Evolution reported a mixed regional performance in the first quarter of 2026, with growth in the Americas failing to fully offset weaker results in Europe, where regulatory conditions continued to affect revenue.

Group net revenue for the quarter declined 1.5% year-on-year to €513 million ($600.21 million), while EBITDA fell 1.9% to €335.3 million ($392.30 million), resulting in a margin of 65.4%.

Profit for the period stood at €251.9 million ($294.72 million), compared to €254.7 million ($298.00 million) a year earlier, and earnings per share before dilution rose to €1.26 ($1.47) from €1.24 ($1.45).
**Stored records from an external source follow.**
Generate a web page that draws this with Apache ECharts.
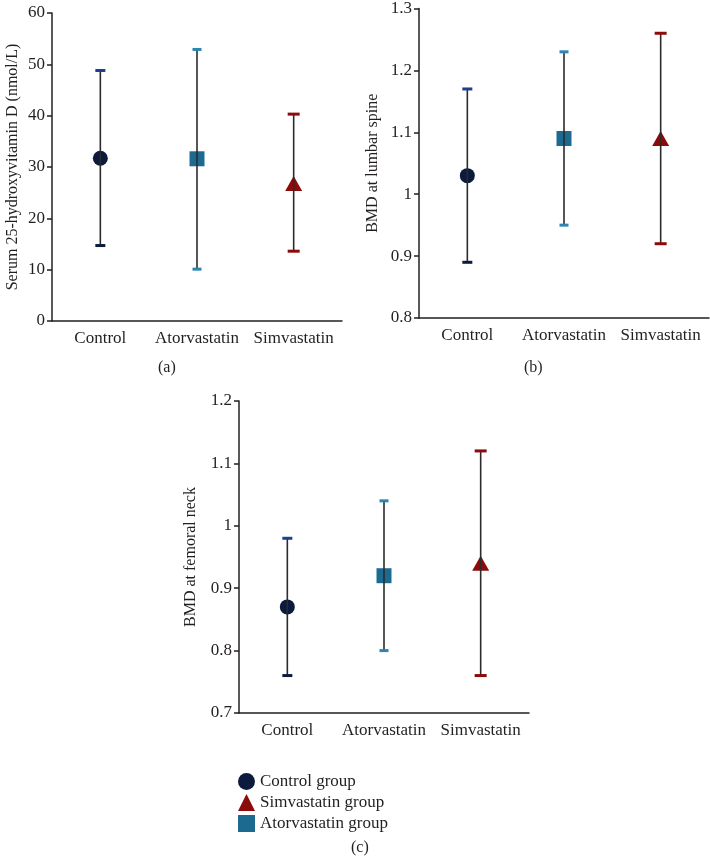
<!DOCTYPE html>
<html>
<head>
<meta charset="utf-8">
<script src="https://cdn.jsdelivr.net/npm/echarts@6/dist/echarts.min.js"></script>
<style>
html,body{margin:0;padding:0;background:#fff;}
#chart{width:710px;height:858px;}
</style>
</head>
<body>
<div id="chart"></div>
<script>
// ---- data ----
const categories = ['Control', 'Atorvastatin', 'Simvastatin'];
const groupNames = ['Control group', 'Atorvastatin group', 'Simvastatin group'];
const legendOrder = ['Control group', 'Simvastatin group', 'Atorvastatin group'];

const serumMean = [31.7, 31.6, 26.8];
const serumLow  = [14.7, 10.1, 13.6];
const serumHigh = [48.8, 52.9, 40.3];

const lumbarMean = [1.03, 1.09, 1.09];
const lumbarLow  = [0.89, 0.95, 0.92];
const lumbarHigh = [1.17, 1.23, 1.26];

const femoralMean = [0.87, 0.92, 0.94];
const femoralLow  = [0.76, 0.80, 0.76];
const femoralHigh = [0.98, 1.04, 1.12];

const axisTitles = ['Serum 25-hydroxyvitamin D (nmol/L)', 'BMD at lumbar spine', 'BMD at femoral neck'];
const yRanges = [[0, 60, 10], [0.8, 1.3, 0.1], [0.7, 1.2, 0.1]];
const captions = ['(a)', '(b)', '(c)'];

// ---- styles ----
const FONT = 'Liberation Serif';
const TXT = '#231f20';
const markerColor = ['#0c1a3d', '#1d6a90', '#8c0a0a'];
const markerSymbol = ['circle', 'rect', 'triangle'];
const markerSize = [15, 15, [17, 15]];
const capTopColor = ['#1f3f8c', '#2c86b0', '#8c0a0a'];
const capBotColor = ['#0c1a3d', '#2c86b0', '#8c0a0a'];
const capWidth = [10, 9, 12];

const grids = [
  {left: 52, top: 13, width: 290, height: 308},
  {left: 419, top: 6, width: 290, height: 312},
  {left: 239, top: 401, width: 290, height: 312}
];
const nameGaps = [31, 38, 40];

const panels = [
  [serumMean, serumLow, serumHigh],
  [lumbarMean, lumbarLow, lumbarHigh],
  [femoralMean, femoralLow, femoralHigh]
];

function renderErr(params, api) {
  const x = api.value(0);
  const lo = api.coord([x, api.value(1)]);
  const hi = api.coord([x, api.value(2)]);
  const i = params.dataIndex;
  const w = capWidth[i] / 2;
  return {
    type: 'group',
    children: [
      {type: 'line', shape: {x1: lo[0], y1: lo[1], x2: hi[0], y2: hi[1]}, style: {stroke: '#2b2b2b', lineWidth: 1.6}},
      {type: 'line', shape: {x1: hi[0] - w, y1: hi[1], x2: hi[0] + w, y2: hi[1]}, style: {stroke: capTopColor[i], lineWidth: 3}},
      {type: 'line', shape: {x1: lo[0] - w, y1: lo[1], x2: lo[0] + w, y2: lo[1]}, style: {stroke: capBotColor[i], lineWidth: 3}}
    ]
  };
}

const xAxes = [], yAxes = [], series = [];
panels.forEach((p, k) => {
  xAxes.push({
    type: 'category', gridIndex: k, data: categories, boundaryGap: true,
    axisLine: {lineStyle: {color: TXT, width: 1.5}},
    axisTick: {alignWithLabel: true, length: 5, lineStyle: {color: TXT, width: 1.5}},
    axisLabel: {interval: 0, color: TXT, fontFamily: FONT, fontSize: 17, margin: 9}
  });
  yAxes.push({
    type: 'value', gridIndex: k, min: yRanges[k][0], max: yRanges[k][1], interval: yRanges[k][2],
    name: axisTitles[k], nameLocation: 'middle', nameGap: nameGaps[k],
    nameTextStyle: {color: TXT, fontFamily: FONT, fontSize: 16},
    axisLine: {show: true, lineStyle: {color: TXT, width: 1.5}},
    axisTick: {show: true, length: 5, lineStyle: {color: TXT, width: 1.5}},
    splitLine: {show: false},
    axisLabel: {color: TXT, fontFamily: FONT, fontSize: 17, margin: 7,
      formatter: v => String(Math.round(v * 100) / 100)}
  });
  const [mean, low, high] = p;
  categories.forEach((c, i) => {
    series.push({
      type: 'scatter', name: groupNames[i], xAxisIndex: k, yAxisIndex: k,
      symbol: markerSymbol[i], symbolSize: markerSize[i],
      itemStyle: {color: markerColor[i], opacity: 1},
      data: [[i, mean[i]]], z: 2, silent: true
    });
  });
  series.push({
    type: 'custom', xAxisIndex: k, yAxisIndex: k, renderItem: renderErr, z: 3, silent: true,
    data: categories.map((c, i) => [i, low[i], high[i]])
  });
});

const chart = echarts.init(document.getElementById('chart'), null, {renderer: 'canvas'});
chart.setOption({
  animation: false,
  backgroundColor: '#fff',
  grid: grids,
  xAxis: xAxes,
  yAxis: yAxes,
  series: series,
  legend: {
    orient: 'vertical', left: 233, top: 768, itemWidth: 17, itemHeight: 17, itemGap: 4,
    selectedMode: false,
    textStyle: {color: TXT, fontFamily: FONT, fontSize: 17},
    data: legendOrder.map(n => ({name: n, icon: markerSymbol[groupNames.indexOf(n)] }))
  },
  graphic: [
    {type: 'text', left: 158, top: 360, style: {text: captions[0], font: '16px ' + FONT, fill: TXT}},
    {type: 'text', left: 524, top: 360, style: {text: captions[1], font: '16px ' + FONT, fill: TXT}},
    {type: 'text', left: 351, top: 840, style: {text: captions[2], font: '16px ' + FONT, fill: TXT}}
  ]
});
</script>
</body>
</html>
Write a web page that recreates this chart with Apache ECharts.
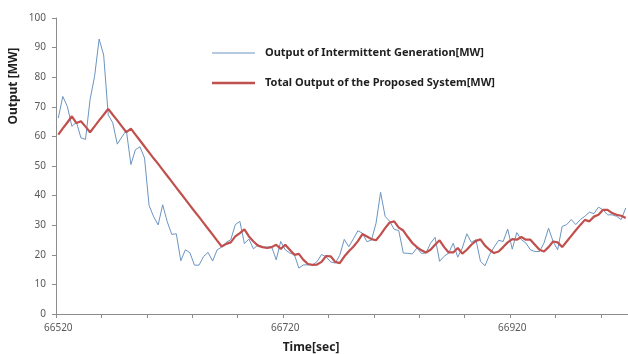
<!DOCTYPE html>
<html>
<head>
<meta charset="utf-8">
<script src="https://cdn.jsdelivr.net/npm/echarts@6/dist/echarts.min.js"></script>
<style>
  html, body { margin: 0; padding: 0; background: #ffffff; }
  #chart { width: 628px; height: 354px; }
</style>
</head>
<body>
<div id="chart"></div>
<script>
// Sampling: one point every 4 seconds starting at t = 66520 s
const startTime = 66520;
const stepSec = 4;

// Output of the intermittent generator [MW]
const intermittentOutput = [
  66.2, 73.5, 70.1, 63.4, 64.8, 59.5, 59.0, 72.4, 80.3, 92.9,
  87.5, 67.3, 64.6, 57.4, 59.8, 62.0, 50.5, 55.5, 56.5, 52.7,
  36.7, 32.9, 30.1, 36.9, 31.2, 26.9, 27.1, 18.0, 21.7, 20.7,
  16.5, 16.5, 19.4, 20.8, 17.9, 21.7, 22.6, 24.2, 25.1, 30.2,
  31.3, 23.8, 25.3, 22.0, 23.4, 22.6, 22.6, 22.8, 18.3, 24.5,
  21.7, 20.6, 20.1, 15.5, 16.6, 16.6, 16.6, 17.7, 20.1, 19.3,
  17.6, 17.2, 19.8, 25.2, 22.7, 25.4, 28.1, 27.3, 24.4, 25.0,
  30.7, 41.1, 33.0, 31.3, 28.6, 28.2, 20.6, 20.5, 20.3, 22.3,
  20.5, 20.6, 23.9, 25.9, 17.8, 19.5, 20.6, 23.9, 19.2, 22.3,
  27.1, 24.2, 25.1, 17.8, 16.3, 20.0, 22.6, 24.9, 24.5, 28.7,
  21.9, 27.5, 25.1, 24.0, 21.7, 21.1, 21.1, 24.0, 29.0, 24.5,
  21.7, 29.6, 30.2, 31.9, 30.2, 31.9, 33.0, 34.4, 33.9, 36.1,
  35.2, 33.5, 33.5, 33.0, 31.9, 35.8
];

// Total output of the proposed system [MW]
const systemOutput = [
  60.6, 62.7, 64.7, 66.8, 64.5, 65.1, 63.3, 61.4, 63.4, 65.4,
  67.3, 69.3, 67.3, 65.4, 63.4, 61.4, 62.6, 60.6, 58.6, 56.6,
  54.6, 52.6, 50.7, 48.7, 46.7, 44.7, 42.7, 40.7, 38.7, 36.7,
  34.7, 32.8, 30.8, 28.8, 26.8, 24.8, 22.8, 23.7, 24.2, 26.2,
  27.3, 28.6, 26.2, 24.5, 23.1, 22.6, 22.3, 22.6, 23.4, 22.0,
  23.4, 21.7, 20.0, 20.3, 18.3, 16.9, 16.6, 16.7, 17.6, 19.6,
  19.5, 17.6, 17.2, 19.4, 21.2, 22.7, 24.6, 27.0, 26.2, 25.3,
  24.9, 26.8, 29.0, 30.9, 31.3, 29.2, 28.2, 26.0, 24.0, 22.6,
  21.5, 20.8, 21.7, 23.4, 24.9, 22.6, 20.8, 20.8, 22.3, 20.4,
  21.7, 23.4, 24.7, 25.2, 23.1, 21.7, 20.6, 21.1, 22.6, 24.2,
  25.3, 25.1, 26.0, 25.1, 25.1, 23.4, 21.7, 21.1, 22.6, 24.5,
  24.2, 22.6, 24.5, 26.4, 28.3, 30.1, 31.8, 31.3, 32.9, 33.5,
  35.2, 35.2, 34.1, 33.5, 33.2, 32.4
];

const seriesNames = [
  'Output of Intermittent Generation[MW]',
  'Total Output of the Proposed System[MW]'
];

const timeLabels = [];
for (let i = 0; i < intermittentOutput.length; i++) {
  timeLabels.push(String(startTime + i * stepSec));
}

const fontFamily = '"Noto Sans", "DejaVu Sans", sans-serif';
const axisGray = '#8c8c8c';
const labelGray = '#595959';
const blue = '#6b95c2';
const red = '#c0504d';

const legendText = {
  fontFamily: fontFamily,
  fontSize: 11,
  fontWeight: 'bold',
  color: '#1f1f1f',
  lineHeight: 14,
  padding: [0, 0, 0, 5]
};

const chart = echarts.init(document.getElementById('chart'), null, { renderer: 'canvas' });

chart.setOption({
  animation: false,
  backgroundColor: '#ffffff',
  grid: { left: 56, right: 0, top: 18, bottom: 40, containLabel: false },
  // one legend per series so each key line keeps its own stroke weight
  legend: [
    {
      left: 207,
      top: 41,
      icon: 'rect',
      itemWidth: 43,
      itemHeight: 1,
      data: [seriesNames[0]],
      itemStyle: { color: blue },
      textStyle: legendText
    },
    {
      left: 207,
      top: 71,
      icon: 'rect',
      itemWidth: 43,
      itemHeight: 2.5,
      data: [seriesNames[1]],
      itemStyle: { color: red },
      textStyle: legendText
    }
  ],
  xAxis: {
    type: 'category',
    data: timeLabels,
    boundaryGap: true,
    axisLine: { lineStyle: { color: axisGray, width: 1 } },
    axisTick: { show: true, interval: 9, length: 4, lineStyle: { color: axisGray } },
    axisLabel: {
      interval: 49,
      margin: 9,
      fontFamily: fontFamily,
      fontSize: 10,
      color: labelGray
    },
    splitLine: { show: false }
  },
  yAxis: {
    type: 'value',
    min: 0,
    max: 100,
    interval: 10,
    axisLine: { show: true, lineStyle: { color: axisGray, width: 1 } },
    axisTick: { show: true, length: 4, lineStyle: { color: axisGray } },
    axisLabel: {
      margin: 10,
      fontFamily: fontFamily,
      fontSize: 10,
      color: labelGray
    },
    splitLine: { show: false }
  },
  graphic: [
    {
      type: 'text',
      x: 14,
      y: 86,
      rotation: Math.PI / 2,
      style: {
        text: 'Output [MW]',
        font: 'bold 12px ' + fontFamily,
        fill: '#1f1f1f',
        textAlign: 'center',
        textVerticalAlign: 'middle'
      }
    },
    {
      type: 'text',
      x: 311,
      y: 348,
      style: {
        text: 'Time[sec]',
        font: 'bold 12px ' + fontFamily,
        fill: '#1f1f1f',
        textAlign: 'center',
        textVerticalAlign: 'middle'
      }
    }
  ],
  series: [
    {
      name: seriesNames[0],
      type: 'line',
      data: intermittentOutput,
      symbol: 'none',
      lineStyle: { color: blue, width: 1 },
      itemStyle: { color: blue }
    },
    {
      name: seriesNames[1],
      type: 'line',
      data: systemOutput,
      symbol: 'none',
      lineStyle: { color: red, width: 2.2 },
      itemStyle: { color: red }
    }
  ]
});
</script>
</body>
</html>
Chief Executive Officer Martin Carlesund said regional trends diverged during the period, noting that “it was somewhat mixed in the quarter, as Europe is not performing well at the moment”.

Based on customer IP data, approximately 48% of the company’s revenue came from regulated markets.

Europe weighed on the quarterly results, with the company citing regulatory volatility and declining channelization rates. Carlesund pointed to conditions in the UK, the Netherlands, and Sweden as particular concerns. 

“Due to regulations in some markets failing to strike the right balance between player protection and entertainment, players continue to access unregulated operators, and channelisation is decreasing fast and significantly. This harms the total business, and the most vulnerable players lose the protection of playing with regulated operators and products from Evolution,” he said.

Chief Executive Officer Martin Carlesund

The company reported that Europe declined 5.9% quarter-on-quarter, extending a weak end to 2025. The company also lamented the pressure of self-imposed ring-fencing measures designed to prevent services from reaching unregulated markets, following a prior investigation by the UK Gambling Commission. 

These measures, while affecting short-term profitability, were described as necessary for long-term positioning.

Outside Europe, performance was stronger. Latin America recorded year-on-year growth of 29.3%, supported by continued demand and the acquisition of a live casino studio in Argentina. The company also indicated plans to expand capacity in Brazil and Colombia through new studios and additional space. 

North America delivered improved growth compared with the previous quarter, although results appeared softer in euro terms due to currency effects. In local currency, year-on-year growth reached approximately 21.4%, compared with 10.1% when reported in euros. During the quarter, Evolution completed construction of a second studio in Michigan, with operations expected to begin in the coming months.

Carlesund said: “Both North America and LatAm reported yet another all-time high revenue. Growth rate in North America improved compared to the fourth quarter. It looks somewhat soft in our reporting currency, the euro, but in US dollars, year-on-year growth was roughly 21% compared to 19% in Q4.”

The company signaled a change in investment priorities toward the Americas, with Carlesund describing Europe as “the main headache right now.” He added, “The US and LatAm are where we will invest the most in 2026. Both regions have high potential with life still being in the early days.”

In Asia, Evolution reported a second consecutive quarter of growth, with revenue increasing 2.2% quarter-on-quarter as it continued efforts to address cybercrime challenges. The company noted that while conditions have improved compared to the previous year, volatility is expected to persist.

Africa also continued to expand from a smaller base, supported by demand for newly launched content. Carlesund said: “Fresh games are widely popular in the region, and our recently launched Red Baron has so far exceeded expectations. Also, our RMG offering is starting to gain traction.”

During the quarter, Evolution launched a second studio in Latvia and acquired the previously mentioned additional studio in Argentina. The company’s revenue remained primarily driven by live casino products, which generated €434.9 million ($508.83 million), while RNG games contributed €78.2 million ($91.49 million).

Operating expenses rose to €220.4 million ($257.87 million), largely due to higher personnel costs linked to expansion and new table launches. Operating profit declined 3.6% to €292.6 million ($342.34 million), with a margin of 57.0%. Cash flow from operating activities totaled €345.8 million ($404.59 million), while cash and cash equivalents stood at €1,098.0 million ($1,284.66 million) at the end of the period.

Despite near-term challenges in Europe, the company maintained a positive long-term outlook for the region. Carlesund said regulators are expected to adjust policies over time to better balance player protection and market participation, enabling a return to regulated channels.

Founded in 2006 and headquartered in Sweden, Evolution develops and licenses online casino solutions to gaming operators. The company serves more than 870 operators globally and employs over 22,800 people across studios in Europe, Asia, and the Americas.